▸ Description of the task: Output every line of the material exactly, omitting images.
··· Data excerpt
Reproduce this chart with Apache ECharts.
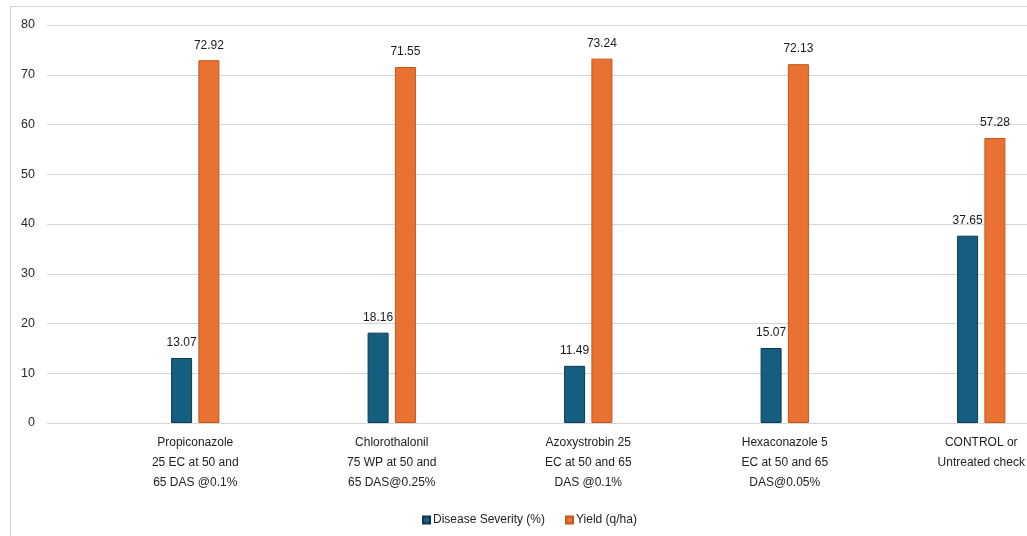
<!DOCTYPE html>
<html>
<head>
<meta charset="utf-8">
<script src="https://cdn.jsdelivr.net/npm/echarts@6/dist/echarts.min.js"></script>
<style>
  html, body { margin: 0; padding: 0; background: #fff; }
  #chart { width: 1027px; height: 536px; }
</style>
</head>
<body>
<div id="chart"></div>
<script>
// Fungicide treatments compared on disease severity and grain yield
const categories = [
  'Propiconazole\n25 EC at 50 and\n65 DAS @0.1%',
  'Chlorothalonil\n75 WP at 50 and\n65 DAS@0.25%',
  'Azoxystrobin 25\nEC at 50 and 65\nDAS @0.1%',
  'Hexaconazole 5\nEC at 50 and 65\nDAS@0.05%',
  'CONTROL or\nUntreated check'
];
const diseaseSeverity = [13.07, 18.16, 11.49, 15.07, 37.65];
const yieldQha = [72.92, 71.55, 73.24, 72.13, 57.28];
const seriesNames = ['Disease Severity (%)', 'Yield (q/ha)'];
const yMin = 0, yMax = 80, yStep = 10;

const FONT = '"Liberation Sans", Arial, sans-serif';
const TOP = 25, HEIGHT = 398;

const chart = echarts.init(document.getElementById('chart'), null, { renderer: 'canvas' });

chart.setOption({
  animation: false,
  textStyle: { fontFamily: FONT },
  graphic: [{
    type: 'rect',
    shape: { x: 10.5, y: 6.5, width: 1200, height: 700 },
    style: { fill: 'none', stroke: '#d4d4d4', lineWidth: 1 },
    silent: true
  }],
  legend: {
    data: seriesNames,
    left: 417,
    top: 509,
    itemWidth: 7,
    itemHeight: 7,
    itemGap: 20,
    icon: 'rect',
    textStyle: { fontFamily: FONT, fontSize: 12, color: '#222', padding: [0, 0, 0, -2] }
  },
  grid: [
    // value-axis frame carrying the gridlines and tick labels
    { left: 47, width: 1040, top: TOP, height: HEIGHT, containLabel: false, outerBoundsMode: 'none' },
    // category band where the bars sit (extends past the right edge)
    { left: 97, width: 982.5, top: TOP, height: HEIGHT, containLabel: false, outerBoundsMode: 'none' }
  ],
  xAxis: [
    { gridIndex: 0, type: 'value', min: 0, max: 1, show: false },
    {
      gridIndex: 1,
      type: 'category',
      data: categories,
      axisLine: { show: false },
      axisTick: { show: false },
      axisLabel: {
        interval: 0,
        margin: 10,
        fontFamily: FONT,
        fontSize: 12,
        lineHeight: 20,
        color: '#222',
        align: 'center'
      }
    }
  ],
  yAxis: [
    {
      gridIndex: 0,
      type: 'value',
      min: yMin, max: yMax, interval: yStep,
      axisLine: { show: false },
      axisTick: { show: false },
      axisLabel: { margin: 12, fontFamily: FONT, fontSize: 12.5, color: '#2a2a2a' },
      splitLine: { lineStyle: { color: '#d6d6d6', width: 1 } }
    },
    {
      gridIndex: 1,
      type: 'value',
      min: yMin, max: yMax, interval: yStep,
      show: false,
      splitLine: { show: false }
    }
  ],
  series: [
    {
      name: seriesNames[0],
      type: 'bar',
      xAxisIndex: 1, yAxisIndex: 1,
      data: diseaseSeverity,
      barWidth: 21,
      barGap: '30%',
      itemStyle: { color: '#165E80', borderColor: '#0C3A52', borderWidth: 1 },
      label: {
        show: true, position: 'top', distance: 9,
        fontFamily: FONT, fontSize: 12, color: '#1a1a1a',
        formatter: p => p.value.toFixed(2)
      }
    },
    {
      name: seriesNames[1],
      type: 'bar',
      xAxisIndex: 1, yAxisIndex: 1,
      data: yieldQha,
      barWidth: 21,
      barGap: '30%',
      itemStyle: { color: '#E97132', borderColor: '#C4561C', borderWidth: 1 },
      label: {
        show: true, position: 'top', distance: 9,
        fontFamily: FONT, fontSize: 12, color: '#1a1a1a',
        formatter: p => p.value.toFixed(2)
      }
    }
  ]
});
</script>
</body>
</html>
······
▸ Complete output:
Reproduce this chart with Apache ECharts.
<!DOCTYPE html>
<html>
<head>
<meta charset="utf-8">
<script src="https://cdn.jsdelivr.net/npm/echarts@6/dist/echarts.min.js"></script>
<style>
  html, body { margin: 0; padding: 0; background: #fff; }
  #chart { width: 1027px; height: 536px; }
</style>
</head>
<body>
<div id="chart"></div>
<script>
// Fungicide treatments compared on disease severity and grain yield
const categories = [
  'Propiconazole\n25 EC at 50 and\n65 DAS @0.1%',
  'Chlorothalonil\n75 WP at 50 and\n65 DAS@0.25%',
  'Azoxystrobin 25\nEC at 50 and 65\nDAS @0.1%',
  'Hexaconazole 5\nEC at 50 and 65\nDAS@0.05%',
  'CONTROL or\nUntreated check'
];
const diseaseSeverity = [13.07, 18.16, 11.49, 15.07, 37.65];
const yieldQha = [72.92, 71.55, 73.24, 72.13, 57.28];
const seriesNames = ['Disease Severity (%)', 'Yield (q/ha)'];
const yMin = 0, yMax = 80, yStep = 10;

const FONT = '"Liberation Sans", Arial, sans-serif';
const TOP = 25, HEIGHT = 398;

const chart = echarts.init(document.getElementById('chart'), null, { renderer: 'canvas' });

chart.setOption({
  animation: false,
  textStyle: { fontFamily: FONT },
  graphic: [{
    type: 'rect',
    shape: { x: 10.5, y: 6.5, width: 1200, height: 700 },
    style: { fill: 'none', stroke: '#d4d4d4', lineWidth: 1 },
    silent: true
  }],
  legend: {
    data: seriesNames,
    left: 417,
    top: 509,
    itemWidth: 7,
    itemHeight: 7,
    itemGap: 20,
    icon: 'rect',
    textStyle: { fontFamily: FONT, fontSize: 12, color: '#222', padding: [0, 0, 0, -2] }
  },
  grid: [
    // value-axis frame carrying the gridlines and tick labels
    { left: 47, width: 1040, top: TOP, height: HEIGHT, containLabel: false, outerBoundsMode: 'none' },
    // category band where the bars sit (extends past the right edge)
    { left: 97, width: 982.5, top: TOP, height: HEIGHT, containLabel: false, outerBoundsMode: 'none' }
  ],
  xAxis: [
    { gridIndex: 0, type: 'value', min: 0, max: 1, show: false },
    {
      gridIndex: 1,
      type: 'category',
      data: categories,
      axisLine: { show: false },
      axisTick: { show: false },
      axisLabel: {
        interval: 0,
        margin: 10,
        fontFamily: FONT,
        fontSize: 12,
        lineHeight: 20,
        color: '#222',
        align: 'center'
      }
    }
  ],
  yAxis: [
    {
      gridIndex: 0,
      type: 'value',
      min: yMin, max: yMax, interval: yStep,
      axisLine: { show: false },
      axisTick: { show: false },
      axisLabel: { margin: 12, fontFamily: FONT, fontSize: 12.5, color: '#2a2a2a' },
      splitLine: { lineStyle: { color: '#d6d6d6', width: 1 } }
    },
    {
      gridIndex: 1,
      type: 'value',
      min: yMin, max: yMax, interval: yStep,
      show: false,
      splitLine: { show: false }
    }
  ],
  series: [
    {
      name: seriesNames[0],
      type: 'bar',
      xAxisIndex: 1, yAxisIndex: 1,
      data: diseaseSeverity,
      barWidth: 21,
      barGap: '30%',
      itemStyle: { color: '#165E80', borderColor: '#0C3A52', borderWidth: 1 },
      label: {
        show: true, position: 'top', distance: 9,
        fontFamily: FONT, fontSize: 12, color: '#1a1a1a',
        formatter: p => p.value.toFixed(2)
      }
    },
    {
      name: seriesNames[1],
      type: 'bar',
      xAxisIndex: 1, yAxisIndex: 1,
      data: yieldQha,
      barWidth: 21,
      barGap: '30%',
      itemStyle: { color: '#E97132', borderColor: '#C4561C', borderWidth: 1 },
      label: {
        show: true, position: 'top', distance: 9,
        fontFamily: FONT, fontSize: 12, color: '#1a1a1a',
        formatter: p => p.value.toFixed(2)
      }
    }
  ]
});
</script>
</body>
</html>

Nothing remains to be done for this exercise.